Tanzania: State Eyes Improved Cancer Screening, Treatment

THE Number of people diagnosed with cancer is expected to rise by about 50 per cent by 2030 in Tanzania, the Minister for Health, Community Development, Gender, Elderly and Children Dr Dorothy Gwajima has reported.

The minister revealed this during her Benjamin Mkapa Hospital official tour to inspect its inaugurated cancer unit. The 2018 government figures show cancer accounts for about 33.3 per cent of all patients in the country and the second deadliest non-communicable disease.

Citing the International Agency for Research on Cancer (IARC), the Minister said there about 50,000 cancer patients in the country, prompting the government to become committed in increasing investments to improve universal healthcare and treatment.

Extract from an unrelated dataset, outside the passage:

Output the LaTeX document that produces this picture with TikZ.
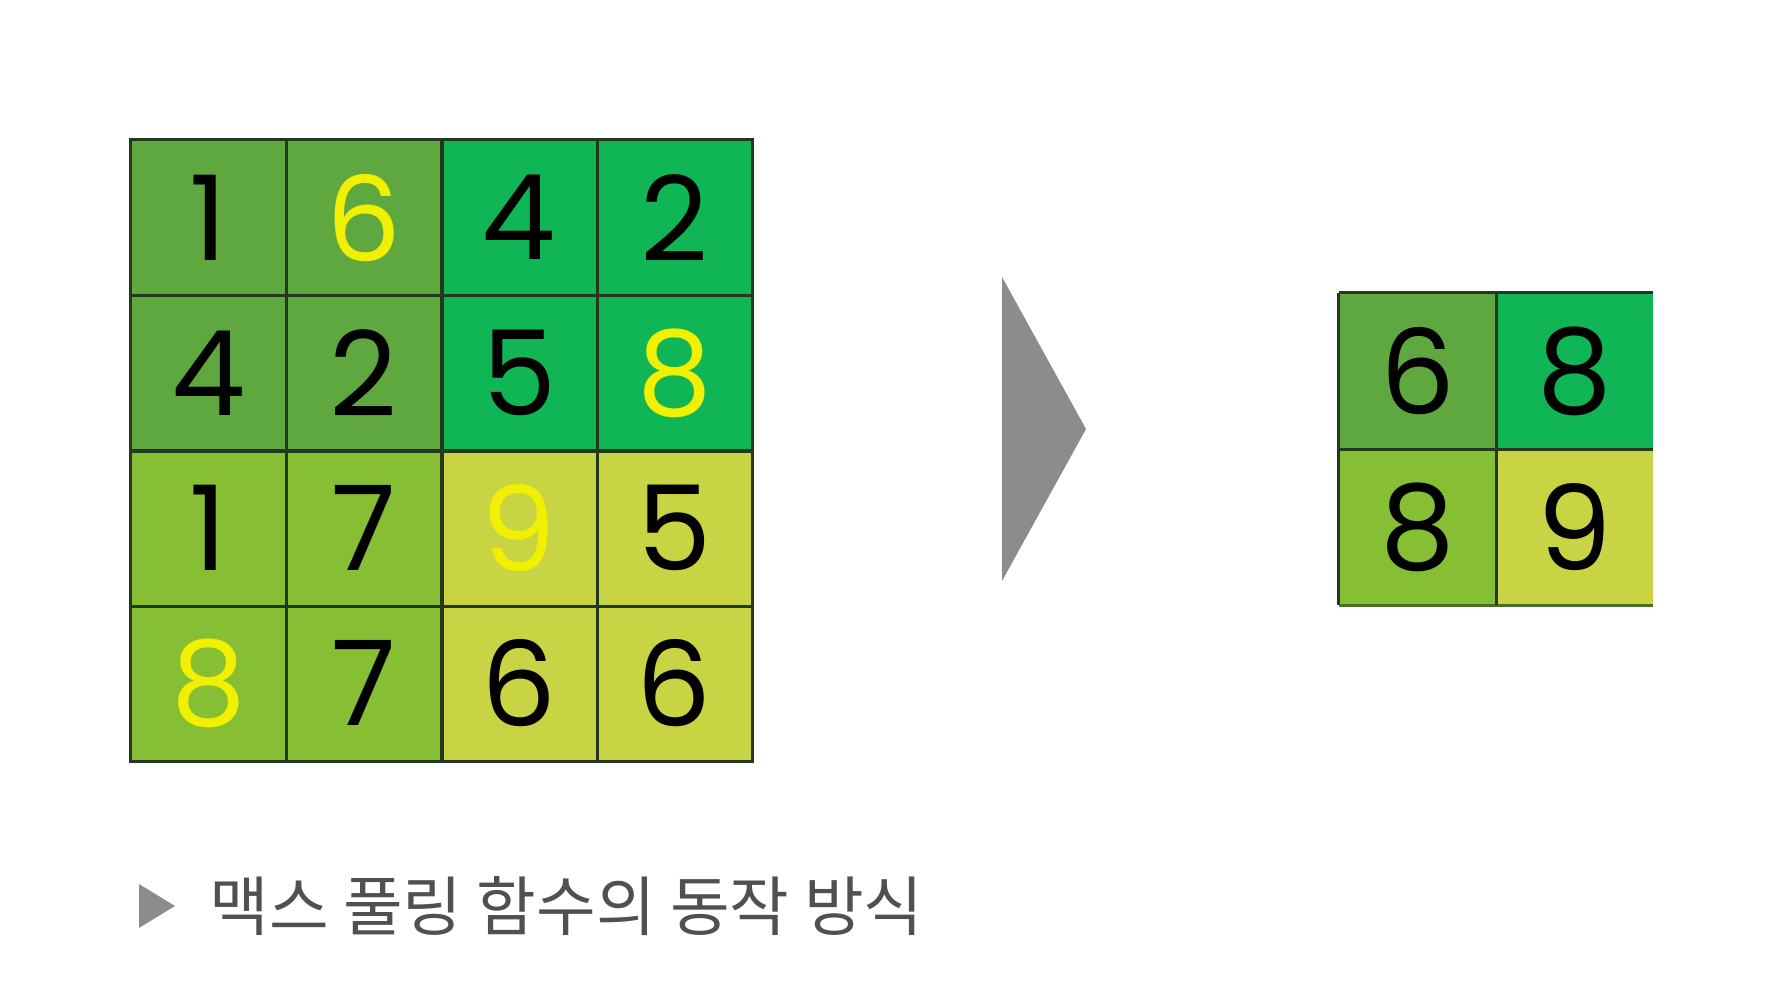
\documentclass[tikz,border=0pt]{standalone}
\usepackage{fontspec}
\newfontfamily\kr{Noto Sans CJK KR}
\newfontfamily\dg{Poppins}
\definecolor{gA}{HTML}{5FA83F}
\definecolor{gB}{HTML}{10B556}
\definecolor{gC}{HTML}{86BE34}
\definecolor{gD}{HTML}{C8D443}
\definecolor{gl}{HTML}{23381C}
\definecolor{hy}{HTML}{F0F000}
\definecolor{arr}{HTML}{8C8C8C}
\definecolor{cap}{HTML}{505050}
\tikzset{
  cell/.style={minimum width=77.6pt,minimum height=77.6pt,inner sep=0pt,
    font=\dg\fontsize{59}{59}\selectfont,text=black},
  scell/.style={cell,minimum width=78.5pt,minimum height=78pt},
  hl/.style={text=hy},
  gridline/.style={draw=gl,line width=1.6pt}
}
\begin{document}
\begin{tikzpicture}[x=0.5pt,y=-0.5pt]
\useasboundingbox (0,0) rectangle (1770,1000);
% large grid
\node[cell,fill=gA] (a11) at (208.6,217.6) {1};
\node[cell,fill=gA,hl] (a12) at (363.9,217.6) {6};
\node[cell,fill=gB] (a13) at (519.1,217.6) {4};
\node[cell,fill=gB] (a14) at (674.4,217.6) {2};
\node[cell,fill=gA] (a21) at (208.6,372.9) {4};
\node[cell,fill=gA] (a22) at (363.9,372.9) {2};
\node[cell,fill=gB] (a23) at (519.1,372.9) {5};
\node[cell,fill=gB,hl] (a24) at (674.4,372.9) {8};
\node[cell,fill=gC] (a31) at (208.6,528.1) {1};
\node[cell,fill=gC] (a32) at (363.9,528.1) {7};
\node[cell,fill=gD,hl] (a33) at (519.1,528.1) {9};
\node[cell,fill=gD] (a34) at (674.4,528.1) {5};
\node[cell,fill=gC,hl] (a41) at (208.6,683.4) {8};
\node[cell,fill=gC] (a42) at (363.9,683.4) {7};
\node[cell,fill=gD] (a43) at (519.1,683.4) {6};
\node[cell,fill=gD] (a44) at (674.4,683.4) {6};
\draw[gridline] (a11.north west) rectangle (a44.south east);
\foreach \c in {1,2,3}{
  \draw[gridline] (a1\c.north east) -- (a4\c.south east);
  \draw[gridline] (a\c1.south west) -- (a\c4.south east);
}
% arrow
\fill[arr] (1002,277) -- (1086,429) -- (1002,581) -- cycle;
% small grid
\node[scell,fill=gA] (b11) at (1417.5,371) {6};
\node[scell,fill=gB] (b12) at (1574.5,371) {8};
\node[scell,fill=gC] (b21) at (1417.5,527) {8};
\node[scell,fill=gD] (b22) at (1574.5,527) {9};
\draw[gridline] (b11.north west) -- (b12.north east);
\draw[gridline] (b11.north west) -- (b21.south west);
\draw[gridline,draw=gl!60!gC] (b21.south west) -- (b22.south east);
\draw[gridline] (b11.north east) -- (b21.south east);
\draw[gridline] (b11.south west) -- (b12.south east);
% caption
\fill[arr] (139,884) -- (175,906) -- (139,928) -- cycle;
\node[anchor=west,inner sep=0pt,text=cap,font=\kr\fontsize{32.4}{32.4}\selectfont] (caption) at (209,906) {맥스 풀링 함수의 동작 방식};
\end{tikzpicture}
\end{document}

"The problem, however, is that 75 per cent of all these patients report to the hospital when the disease is already at an advanced stage," she said.

Experts suggest that there are no cures for any kinds of cancer, but there are treatments to minimise its pain. They say many people treated for cancer finally live the rest of their life, and die of other causes.

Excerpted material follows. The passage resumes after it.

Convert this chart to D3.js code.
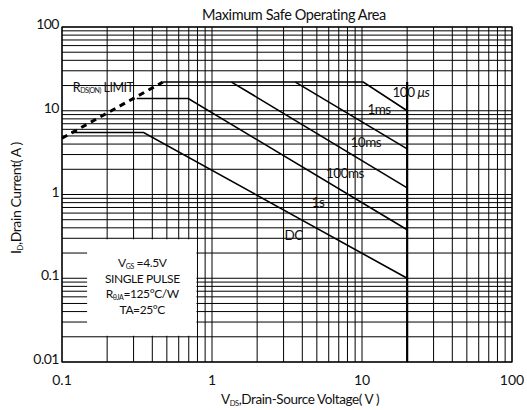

The minister was concerned that if no measures are taken the number of cancer patients will double, adding: "Many people fail to spot early signs or symptoms of cancer. The government continues to improve the treatment of cancer in the country, but I call upon the public to develop the habit of getting their health checked regularly so that they diagnose diseases like cancer in the early stages."

BMH Executive Director Dr Alphonse Chandika said from January to December last year the hospital admitted 814 cancer patients, of which 283 were new cases and the remaining 531 being follow-up cases.

He said the hospital referred 192 of them to the Ocean Road Cancer Institute (ORCI), adding that the rise in the number of cancer the incidence in Dodoma was a result of lifestyle, poor diet, excessive smoking and lack of exercise among the member of the community.

Executive Director of ORCI Dr Julius Mwaiselage said the launch of the department at the Benjamin Mkapa Hospital will reduce congestion in Dar es Salaam.

"ORCI received around 950 patients between 2015 and 2019 and in 2020 it admitted around 500 patients representing a 40 per cent decrease," he added.